Let $X$ be a topological space. Let $I$ be a poset and let $\mathcal F_i$ for $i\in I$ be sheaves on $X$, and $\{\pi_{ij}\colon \mathcal F_i \rightarrow \mathcal F_j\}_{i,j\in I}$ be an inductive system of maps for $i \le j$ and $i,j \in I$ that are compatible with the restriction maps of the $\mathcal F_i$. One may form a sheaf $\varinjlim \mathcal F_i$ by sheafifying the presheaf $U\mapsto \varinjlim \mathcal{F}_i(U)$ for $U$ open in $X$.
Claim: If $X$ is Noetherian then the presheaf $U\mapsto \varinjlim \mathcal{F}_i(U)$ is already a sheaf.
The above is an exercise in Hartshorne. It seems to me that this is true more generally, indeed all one needs is the space to be quasi-compact. But being Noetherian is stronger, indeed one can prove that a space is Noetherian iff it is locally Noetherian and quasi-compact. So I am left wondering why Mr. Hartshorne wrote Noetherian instead of quasi-compact here?

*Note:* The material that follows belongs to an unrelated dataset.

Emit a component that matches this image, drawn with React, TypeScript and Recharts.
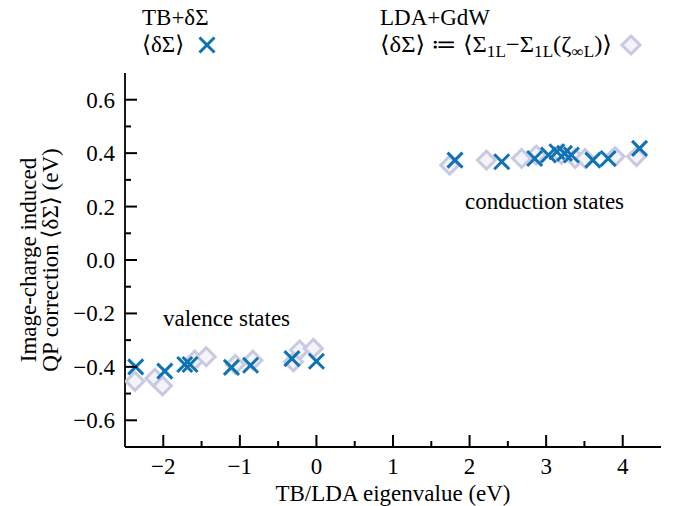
import React from 'react';
import { ScatterChart, Scatter, XAxis, YAxis, Customized } from 'recharts';

// TB+δΣ (crosses)
const tbX = [-2.36, -1.98, -1.72, -1.65, -1.11, -0.86, -0.32, 0.0, 1.81, 2.42, 2.85, 3.03, 3.14, 3.24, 3.33, 3.61, 3.81, 4.22];
const tbY = [-0.400, -0.416, -0.391, -0.391, -0.402, -0.394, -0.369, -0.379, 0.374, 0.368, 0.380, 0.393, 0.405, 0.399, 0.393, 0.374, 0.380, 0.418];

// LDA+GdW (diamonds)
const ldaX = [-2.37, -2.11, -2.01, -1.59, -1.44, -1.06, -0.83, -0.30, -0.22, -0.04, 1.74, 2.22, 2.68, 2.87, 3.20, 3.38, 3.51, 3.90, 4.18];
const ldaY = [-0.454, -0.443, -0.471, -0.375, -0.362, -0.391, -0.375, -0.381, -0.337, -0.331, 0.355, 0.374, 0.380, 0.393, 0.395, 0.380, 0.380, 0.387, 0.387];

const xTicks = [-2, -1.5, -1, -0.5, 0, 0.5, 1, 1.5, 2, 2.5, 3, 3.5, 4];
const xMajor = [-2, -1, 0, 1, 2, 3, 4];
const xLabels = ['\u22122', '\u22121', '0', '1', '2', '3', '4'];
const yTicks = [-0.6, -0.5, -0.4, -0.3, -0.2, -0.1, 0, 0.1, 0.2, 0.3, 0.4, 0.5, 0.6];
const yMajor = [-0.6, -0.4, -0.2, 0, 0.2, 0.4, 0.6];
const yLabels = ['\u22120.6', '\u22120.4', '\u22120.2', '0.0', '0.2', '0.4', '0.6'];

const tbData = tbX.map((x, i) => ({ x, y: tbY[i] }));
const ldaData = ldaX.map((x, i) => ({ x, y: ldaY[i] }));

const FONT = '"Liberation Serif", "DejaVu Serif", serif';
const BLUE = '#0e72b3';
const LAV = '#c9c9e2';
const LAVFILL = '#f3f3f8';
const FS = 23;
const MAJ = 12;
const MIN = 6;
const TW = 2;

const isIn = (arr: number[], v: number) => arr.findIndex((a) => Math.abs(a - Number(v)) < 1e-6);

const Cross = (props: any) => {
  const { cx, cy } = props;
  if (cx == null || cy == null) return null;
  const s = 7.5;
  return (
    <g>
      <line x1={cx - s} y1={cy - s} x2={cx + s} y2={cy + s} stroke={BLUE} strokeWidth={3} />
      <line x1={cx - s} y1={cy + s} x2={cx + s} y2={cy - s} stroke={BLUE} strokeWidth={3} />
    </g>
  );
};

const Diamond = (props: any) => {
  const { cx, cy } = props;
  if (cx == null || cy == null) return null;
  const s = 9;
  return (
    <polygon
      points={`${cx},${cy - s} ${cx + s},${cy} ${cx},${cy + s} ${cx - s},${cy}`}
      fill={LAVFILL}
      stroke={LAV}
      strokeWidth={3}
    />
  );
};

const BottomTick = (props: any) => {
  const x = Number(props.x);
  const y = Number(props.y);
  const mi = isIn(xMajor, props.payload.value);
  const len = mi >= 0 ? MAJ : MIN;
  return (
    <g>
      <path d={`M${x},${y}V${y - len}`} stroke="#000" strokeWidth={TW} fill="none" />
      {mi >= 0 && (
        <text x={x} y={y + 27} textAnchor="middle" fontFamily={FONT} fontSize={FS} fill="#000">
          {xLabels[mi]}
        </text>
      )}
    </g>
  );
};

const TopTick = (props: any) => {
  const x = Number(props.x);
  const y = Number(props.y);
  const len = isIn(xMajor, props.payload.value) >= 0 ? MAJ : MIN;
  return <path d={`M${x},${y}V${y + len}`} stroke="#000" strokeWidth={TW} fill="none" />;
};

const LeftTick = (props: any) => {
  const x = Number(props.x);
  const y = Number(props.y);
  const mi = isIn(yMajor, props.payload.value);
  const len = mi >= 0 ? MAJ : MIN;
  return (
    <g>
      <path d={`M${x},${y}H${x + len}`} stroke="#000" strokeWidth={TW} fill="none" />
      {mi >= 0 && (
        <text x={x - 10} y={y + 8} textAnchor="end" fontFamily={FONT} fontSize={FS} fill="#000">
          {yLabels[mi]}
        </text>
      )}
    </g>
  );
};

const RightTick = (props: any) => {
  const x = Number(props.x);
  const y = Number(props.y);
  const len = isIn(yMajor, props.payload.value) >= 0 ? MAJ : MIN;
  return <path d={`M${x},${y}H${x - len}`} stroke="#000" strokeWidth={TW} fill="none" />;
};

const SUB = { fontSize: 16 } as any;

const Overlay = () => (
  <g fontFamily={FONT} fontSize={FS} fill="#000">
    {/* legend left */}
    <text x={142} y={25}>TB+δΣ</text>
    <text x={142} y={52}>⟨δΣ⟩</text>
    <Cross cx={207} cy={45} />
    {/* legend right */}
    <text x={380} y={25}>LDA+GdW</text>
    <text x={380} y={52} textLength={232} lengthAdjust="spacingAndGlyphs">
      <tspan>⟨δΣ⟩ ≔ ⟨Σ</tspan>
      <tspan dy={5} style={SUB}>1L</tspan>
      <tspan dy={-5}>−Σ</tspan>
      <tspan dy={5} style={SUB}>1L</tspan>
      <tspan dy={-5}>(ζ</tspan>
      <tspan dy={5} style={SUB}>∞L</tspan>
      <tspan dy={-5}>)⟩</tspan>
    </text>
    <Diamond cx={631} cy={45} />
    {/* annotations */}
    <text x={163} y={326}>valence states</text>
    <text x={465} y={209}>conduction states</text>
    {/* axis titles */}
    <text x={393} y={501} textAnchor="middle">TB/LDA eigenvalue (eV)</text>
    <text x={36} y={260} textAnchor="middle" transform="rotate(-90 36 260)">Image-charge induced</text>
    <text x={58} y={260} textAnchor="middle" transform="rotate(-90 58 260)">QP correction ⟨δΣ⟩ (eV)</text>
  </g>
);

export default function App() {
  return (
    <div style={{ position: 'absolute', left: 0, top: 0, background: '#fff' }}>
      <ScatterChart width={679} height={506} margin={{ top: 73, right: 18, bottom: 0, left: 0 }}>
        <XAxis
          dataKey="x"
          type="number"
          domain={[-2.5, 4.5]}
          ticks={xTicks}
          interval={0}
          height={59}
          tickSize={0}
          tickMargin={0}
          axisLine={{ stroke: '#000', strokeWidth: 1.8 }}
          tick={<BottomTick />}
          allowDataOverflow
        />
        <XAxis
          xAxisId="top"
          orientation="top"
          type="number"
          domain={[-2.5, 4.5]}
          ticks={xTicks}
          interval={0}
          height={0}
          tickSize={0}
          tickMargin={0}
          axisLine={{ stroke: '#000', strokeWidth: 1.8 }}
          tick={<TopTick />}
          allowDataOverflow
        />
        <YAxis
          dataKey="y"
          type="number"
          domain={[-0.7, 0.7]}
          ticks={yTicks}
          interval={0}
          width={125}
          tickSize={0}
          tickMargin={0}
          axisLine={{ stroke: '#000', strokeWidth: 1.8 }}
          tick={<LeftTick />}
          allowDataOverflow
        />
        <YAxis
          yAxisId="right"
          orientation="right"
          type="number"
          domain={[-0.7, 0.7]}
          ticks={yTicks}
          interval={0}
          width={0}
          tickSize={0}
          tickMargin={0}
          axisLine={{ stroke: '#000', strokeWidth: 1.8 }}
          tick={<RightTick />}
          allowDataOverflow
        />
        <Scatter data={ldaData} shape={<Diamond />} isAnimationActive={false} />
        <Scatter data={tbData} shape={<Cross />} isAnimationActive={false} />
        <Customized component={<Overlay />} />
      </ScatterChart>
    </div>
  );
}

Perhaps I am missing something?
Be aware that the sheaf axioms have to hold for any open covering of any open subset of $X$. I have not checked but, for me, that strongly suggests that any open subset of $X$ must be quasi-compact - which is equivalent to the space being Noetherian.
(Comment posted as an answer on @sdf's suggestion.)